Il y a eu environ 60 opérations de démantèlement de camps sauvages à Paris depuis 2015, la dernière en janvier pas très loin des Buttes, porte d’Aubervilliers, pour 1.400 personnes. Il faut dire que l’Etat a fermé en 2018 le centre officiel d’accueil de la Chapelle, pas très loin non plus d’ici (dans l’idée non formulée explicitement qu’il viendrait moins de réfugiés s’ils ne trouvaient pas d’accueil officiel).
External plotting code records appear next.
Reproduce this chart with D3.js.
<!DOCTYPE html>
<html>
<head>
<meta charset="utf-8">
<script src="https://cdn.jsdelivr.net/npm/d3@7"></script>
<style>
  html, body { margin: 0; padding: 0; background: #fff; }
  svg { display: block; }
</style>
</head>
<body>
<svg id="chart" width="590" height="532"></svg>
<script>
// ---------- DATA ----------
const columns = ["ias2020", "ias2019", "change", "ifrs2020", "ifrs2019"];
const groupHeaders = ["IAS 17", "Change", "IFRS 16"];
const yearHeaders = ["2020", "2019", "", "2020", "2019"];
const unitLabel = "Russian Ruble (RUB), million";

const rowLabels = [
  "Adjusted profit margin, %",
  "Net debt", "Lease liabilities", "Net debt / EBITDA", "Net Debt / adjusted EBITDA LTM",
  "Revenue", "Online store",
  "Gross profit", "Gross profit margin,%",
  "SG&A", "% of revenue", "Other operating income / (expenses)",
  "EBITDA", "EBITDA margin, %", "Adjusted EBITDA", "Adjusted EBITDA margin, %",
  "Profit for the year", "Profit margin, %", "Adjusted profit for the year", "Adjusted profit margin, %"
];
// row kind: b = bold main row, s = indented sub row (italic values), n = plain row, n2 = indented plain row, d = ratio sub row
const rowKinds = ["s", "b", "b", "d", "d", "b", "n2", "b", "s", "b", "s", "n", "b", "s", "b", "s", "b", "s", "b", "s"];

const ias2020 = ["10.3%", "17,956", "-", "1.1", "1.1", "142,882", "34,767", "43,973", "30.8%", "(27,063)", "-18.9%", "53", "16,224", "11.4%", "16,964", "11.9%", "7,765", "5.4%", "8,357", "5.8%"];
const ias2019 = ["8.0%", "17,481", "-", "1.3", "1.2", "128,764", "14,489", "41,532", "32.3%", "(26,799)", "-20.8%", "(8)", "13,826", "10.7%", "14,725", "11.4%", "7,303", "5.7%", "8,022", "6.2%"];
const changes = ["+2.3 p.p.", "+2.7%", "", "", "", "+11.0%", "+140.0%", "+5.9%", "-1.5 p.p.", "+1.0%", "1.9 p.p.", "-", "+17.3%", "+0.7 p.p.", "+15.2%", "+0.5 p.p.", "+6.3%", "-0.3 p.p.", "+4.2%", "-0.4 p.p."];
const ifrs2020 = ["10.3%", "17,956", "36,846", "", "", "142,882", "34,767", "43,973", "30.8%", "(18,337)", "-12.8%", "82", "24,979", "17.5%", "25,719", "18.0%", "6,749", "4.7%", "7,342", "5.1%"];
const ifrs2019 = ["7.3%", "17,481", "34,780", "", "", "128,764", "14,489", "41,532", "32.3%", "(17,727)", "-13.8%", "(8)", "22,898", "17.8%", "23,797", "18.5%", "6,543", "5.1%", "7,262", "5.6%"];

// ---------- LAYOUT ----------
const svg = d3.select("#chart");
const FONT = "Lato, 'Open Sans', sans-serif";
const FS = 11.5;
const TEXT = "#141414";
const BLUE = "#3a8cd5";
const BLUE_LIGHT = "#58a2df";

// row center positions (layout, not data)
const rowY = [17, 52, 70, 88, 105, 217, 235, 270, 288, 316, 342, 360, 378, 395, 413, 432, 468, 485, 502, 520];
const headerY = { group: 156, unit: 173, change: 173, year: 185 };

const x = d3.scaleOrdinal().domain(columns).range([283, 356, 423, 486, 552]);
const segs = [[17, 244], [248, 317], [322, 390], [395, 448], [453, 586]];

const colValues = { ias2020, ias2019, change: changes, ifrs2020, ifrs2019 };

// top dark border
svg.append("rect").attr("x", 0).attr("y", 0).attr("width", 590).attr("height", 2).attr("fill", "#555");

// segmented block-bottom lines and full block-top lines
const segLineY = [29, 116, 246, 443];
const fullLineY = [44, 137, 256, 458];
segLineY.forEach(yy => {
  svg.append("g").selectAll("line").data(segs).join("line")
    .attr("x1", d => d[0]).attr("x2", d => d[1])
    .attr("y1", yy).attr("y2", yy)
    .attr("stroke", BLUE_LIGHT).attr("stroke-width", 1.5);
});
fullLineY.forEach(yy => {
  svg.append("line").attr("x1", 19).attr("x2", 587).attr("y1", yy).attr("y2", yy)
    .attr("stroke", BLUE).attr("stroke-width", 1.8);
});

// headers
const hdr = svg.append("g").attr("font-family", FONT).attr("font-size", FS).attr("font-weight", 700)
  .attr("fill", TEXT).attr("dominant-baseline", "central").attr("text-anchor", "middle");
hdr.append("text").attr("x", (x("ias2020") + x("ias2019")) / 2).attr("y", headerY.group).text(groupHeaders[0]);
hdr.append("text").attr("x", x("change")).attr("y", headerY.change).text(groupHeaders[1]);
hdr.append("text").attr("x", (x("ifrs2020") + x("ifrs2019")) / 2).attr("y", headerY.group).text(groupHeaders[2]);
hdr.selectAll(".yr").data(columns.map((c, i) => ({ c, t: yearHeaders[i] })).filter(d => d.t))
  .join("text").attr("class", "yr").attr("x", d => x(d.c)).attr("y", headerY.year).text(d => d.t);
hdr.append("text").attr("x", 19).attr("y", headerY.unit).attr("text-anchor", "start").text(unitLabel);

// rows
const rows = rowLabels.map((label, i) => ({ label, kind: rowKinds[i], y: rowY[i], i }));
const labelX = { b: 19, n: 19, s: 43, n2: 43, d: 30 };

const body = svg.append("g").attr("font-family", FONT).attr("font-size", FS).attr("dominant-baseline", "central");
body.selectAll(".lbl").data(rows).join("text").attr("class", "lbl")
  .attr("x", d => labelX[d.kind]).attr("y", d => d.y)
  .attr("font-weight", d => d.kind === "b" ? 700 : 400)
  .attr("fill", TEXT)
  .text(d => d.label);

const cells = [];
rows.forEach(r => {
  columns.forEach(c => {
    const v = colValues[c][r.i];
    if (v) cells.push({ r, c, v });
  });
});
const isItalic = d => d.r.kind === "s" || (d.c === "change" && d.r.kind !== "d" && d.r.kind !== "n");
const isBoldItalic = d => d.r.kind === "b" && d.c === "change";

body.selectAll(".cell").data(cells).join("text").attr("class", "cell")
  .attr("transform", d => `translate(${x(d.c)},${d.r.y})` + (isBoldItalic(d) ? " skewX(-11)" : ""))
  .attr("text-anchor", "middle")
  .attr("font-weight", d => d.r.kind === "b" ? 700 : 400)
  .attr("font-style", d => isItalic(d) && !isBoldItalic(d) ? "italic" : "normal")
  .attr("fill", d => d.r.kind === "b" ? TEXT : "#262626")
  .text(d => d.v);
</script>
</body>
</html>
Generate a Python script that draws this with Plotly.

Depuis les migrants errent de campements de fortune en campements de fortune, situés pour l’essentiel dans l’est parisien, souvent près de la ligne 2 du métro, en bas de ma rue.
Ironiquement, sur les grilles des Buttes, juste à côté, on peut lire une plaque rendant hommage à un immigré espagnol, pas trop bien accueilli non plus quand il a fui son pays en guerre dans les années 30 et qui s’est fait crever la paillasse en combattant les Nazis dans le groupe résistant FTP-MOI (« Main d’oeuvre immigrée »), en 1942.

Il est l’heure de rentrer, la durée réglementaire d’une heure pour sortir est écoulée, on n’est pas à l’île de Ré, ici. Juste avant de regagner mes pénates, je croise encore un dernier Parisien resté en ville : un livreur de produits pharmaceutiques. Vous n’allez pas le croire, un chauffeur-livreur, ça gagne… le Smic comme on lit ici.

De retour dans ma taule, il ne reste plus qu’à potasser les classiques, c’est l’occasion. Il y a celui-là, les « Rêveries du promeneur solitaire », de Jean-Jacques Rousseau, écrit entre 1776 et 1778.
« Me voici donc seul sur la terre, n’ayant plus de frère, de prochain, d’ami, de société que moi-même. J’aurais aimé les hommes en dépit d’eux-mêmes. Ils n’ont pu, qu’en cessant de l’être, se dérober à mon affection. Les voilà donc étrangers, inconnus, nuls enfin pour moi, puisqu’ils l’ont voulu ».